Une semaine intense de négociations s’achève pour le partenariat transatlantique sur le commerce et l’investissement (TTIP). Ont été au menu pour le négociateur en chef américain Dan Mullaney et son homologue européen Ignacio Garcia Bercero, les problématiques de convergence réglementaire et de création d’une instance de coopération réglementaire. L’épineuse question des tribunaux d’arbitrage n’a donc pas été placée au centre de ce huitiéme round.
« Concentrons-nous sur ce qui sert notre économie et élimine les coûts », plaide l’eurodéputée conservatrice luxembourgeoise Viviane Reding. « La convergence réglementaire est indispensable parce que l’absence de normes communes coûte énormément d’argent à nos entreprises », estime l’ancienne vice-présidente de la Commission européenne en invoquant l’exemple du secteur automobile soumis à des normes différentes en matière de crash-test ou de ceintures de sécurité. « Cela rend certains produits vingt pour cent plus chers et impacte fortement les entreprises, notamment les équipementiers luxembourgeois », poursuit-elle.
L’organe de coopération réglementaire, en revanche, ne trouve pas grâce à ses yeux. « Cela risque d’envenimer la discussion. Pourquoi en mettre trop dans la barque et créer des oppositions avec des choses pas indispensables ? », s’interroge la députée européenne. L’objectif de cette instance serait de rendre les normes européennes et américaines compatibles entre elles avant leur adoption. Des spécialistes estiment que cet organe pourrait améliorer l’efficacité des échanges et augmenter le PIB. Mais compte tenu de la complexité actuelle de l’élaboration de la législation européenne, de nombreux acteurs redoutent néanmoins que cela rende la tâche très difficile au législateur et amoindrisse le rôle des organisations sociétales. C’est le cas des 150 organisations représentant la société civile signataires d’un argumentaire anti-TTIP relayé par l’Observatoire de l’Europe industrielle.
Si les milieux économiques soutiennent dans l’ensemble les négociations, les citoyens européens, eux, ne manquent pas de marquer leur opposition et le huitième round des négociations a ravivé le débat. Du côté politique d’abord. Le conseil communal de Liège, en Belgique, a voté une résolution déclarant la ville « hors TTIP », tandis que le nouveau gouvernement Syriza à Athène a affiché son intention de faire échouer l’accord lorsqu’il serait soumis au Conseil et que le Sénat français a, de son côté, lancé mercredi un avertissement sur le déficit de transparence et la mise en place de tribunaux d’arbitrage. Plusieurs ONG se sont également mobilisées contre le « traité anti-démocratique » devant le siège de la Commission.
Cet engouement n’est pas nouveau. Le TTIP dominait déjà la campagne lors des élections européennes dans plusieurs États membres comme l’Allemagne, la France ou le Luxembourg.
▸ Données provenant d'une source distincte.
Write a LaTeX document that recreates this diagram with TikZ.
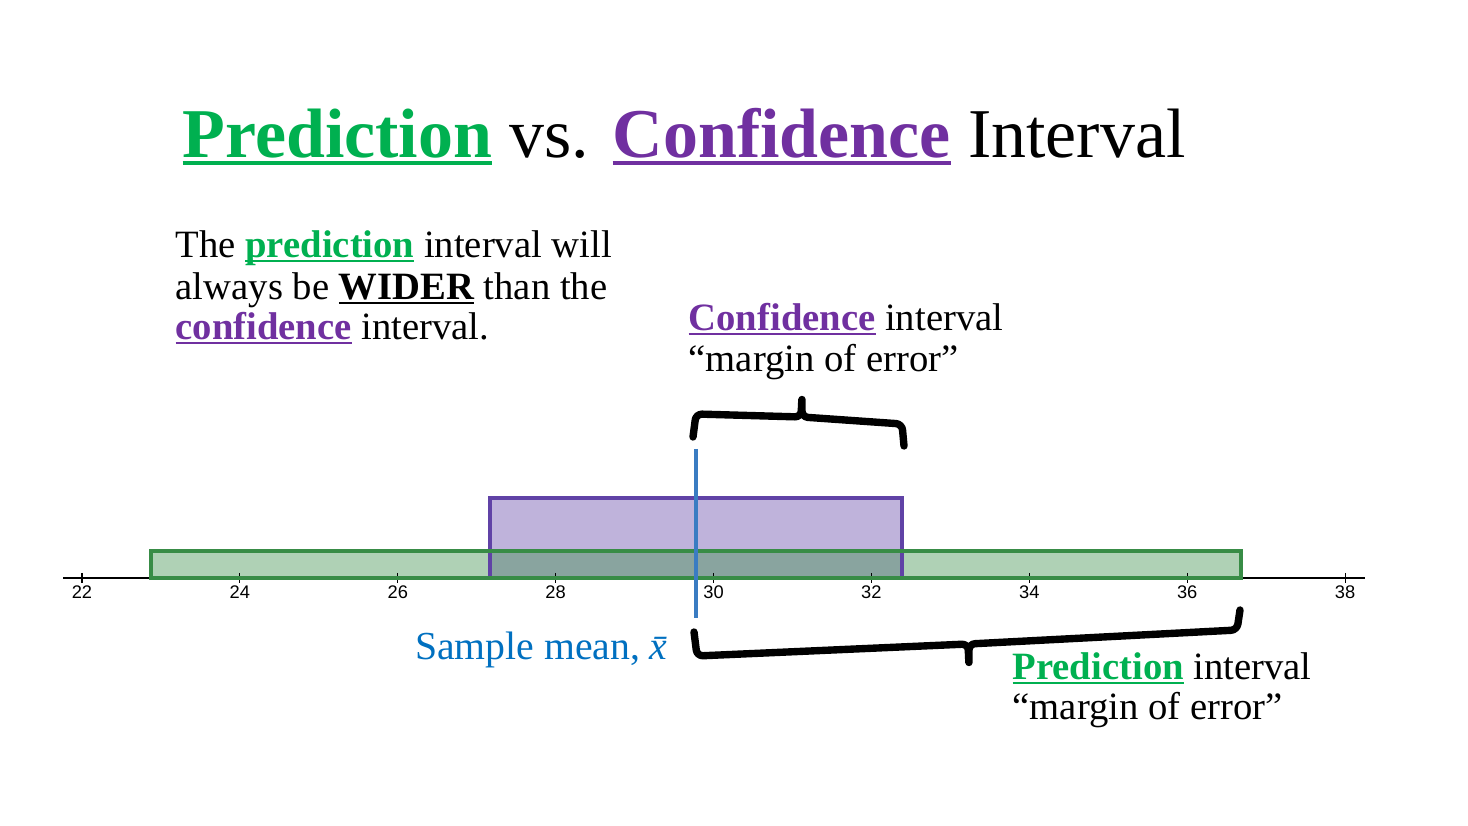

Treize organisations luxembourgeoises, dont l’Union luxembourgeoise des consommateurs, avaient alors pris une position commune faisant part de leurs interrogations vis-à-vis du traité dont ils soulignaient « le déficit démocratique », « une pression accrue sur les normes environnementales et protectrices du consommateur » ou encore « une pression sur les rémunérations et l’emploi ». Une initiative citoyenne européenne a également été présentée et refusée par la Commission européenne.
Catalyseur d’oppositions, le TTIP est un accord commercial d’un genre nouveau. Il ne s’agit plus uniquement de baisser les barrières douanières mais également d’harmoniser les normes. « Les normes touchent à des questions culturelles », analyse un observateur proche de la Commission européenne. « Cela peut être mis en parallèle avec les interrogations des européens sur leur mode de vie, leur identité, etc. Si l’opinion publique européenne est méfiante, le bon côté des choses, c’est que l’opinion publique européenne existe », poursuit-il. « Les citoyens européens se méfient de Bruxelles, comme ils se méfient de tous les politiques. Cela a peut-être occulté le début de la formation d’une opinion publique, de l’identification des citoyens à un ensemble européen fait de modes de vie, de normes et de valeurs communes » ajoute la source bruxelloise. Reste qu’avec des citoyens vent debout contre le partenariat, un calendrier qui prend du retard et des élections présidentielles américaines qui se profilent, l’entrée en vigueur du traité n’est pas pour demain.